Então aqui temos mais um ângulo para considerarmos nosso apostolado.

O ângulo que devemos considerar aqui é o seguinte: devemos representar junto da Igreja a intransigência. Mas nós representamos a intransigência porque representamos a fé viva, porque o intransigente é vivo e só aquilo que é muito vivo é que não transige.

* Representamos a intransigência porque representamos a fé viva, pois o intransigente é vivo e só aquilo que é muito vivo não transige

É, portanto, a vivacidade da fé, a intransigência de fé, o espírito do entendimento da fé, é isto que nós devemos representar dentro da Igreja. É para isso que nossa vocação nos chama e é este dom — porque isto é um dom que desce do Céu, é um dom que passa sobre nós como um favor obtido pelas orações de Nossa Senhora — que devemos reconhecer humildemente, que nos vem de fora, que a ele nós simplesmente correspondemos e que devemos pedir sempre, sempre, sempre a Nossa Senhora que nos dê um acréscimo desse dom. Devemos pedir isso mesmo porque as circunstâncias dentro das quais nós vivemos são muito difíceis.

Essas circunstâncias se prendem à vida de São Leão II. A ficha dele diz que ele aprovou as atas do Sexto Concílio Ecumênico, que condenara a falta daquele que, ao dizer do papa São Leão II, em vez de purificar essa Igreja apostólica, permitiu que a imaculada fosse maculada por uma traição profana.

O nome daquele que não está dito aqui. Entretanto, quem era “aquele”? Era o Papa Honório. O Papa São Leão II disso isso de seu antecessor Honório.
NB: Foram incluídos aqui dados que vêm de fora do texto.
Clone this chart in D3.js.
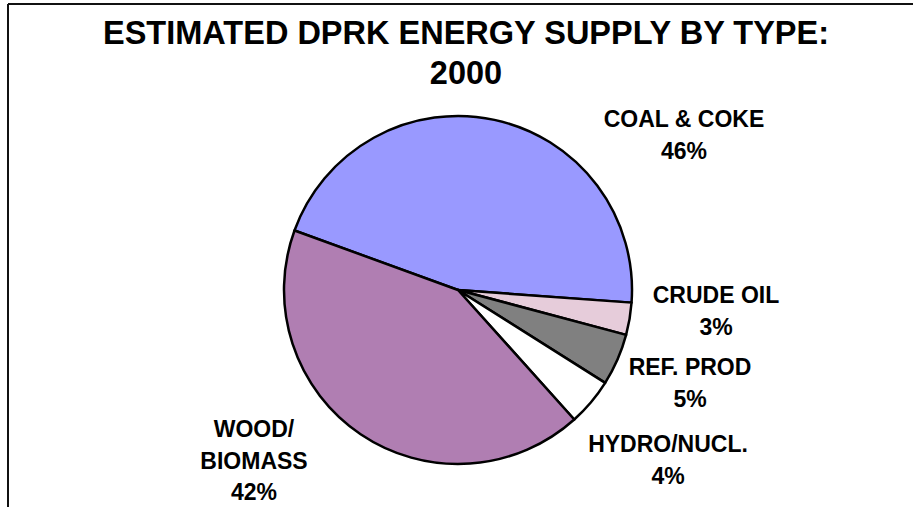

Ele teve essa dificuldade tremenda de ter vivido no tempo de um papa do qual se podia dizer isso, em relação ao qual o concílio, que se reuniu depois dele, tomou uma atitude de condenação, naturalmente porque a infalibilidade não estava empenhada nisso. Mas, afinal de contas, tomou uma atitude de condenação.

Os senhores compreendem que dias difíceis viveu esse santo.

Se alguns dos senhores vive em dias assim, estude a situação, e se vive em dias assim, peça a esse santo que lhes dê toda aquela medida de superior fidelidade à Igreja e superior fidelidade ao papado, que fez com que ele, santo e papa, entretanto se julgasse no direito e no dever de usar uma frase dessas.

E aqui fica a recomendação para a noite de hoje.

Os senhores vão amanhã repetir aquilo que eu chamo uma façanha …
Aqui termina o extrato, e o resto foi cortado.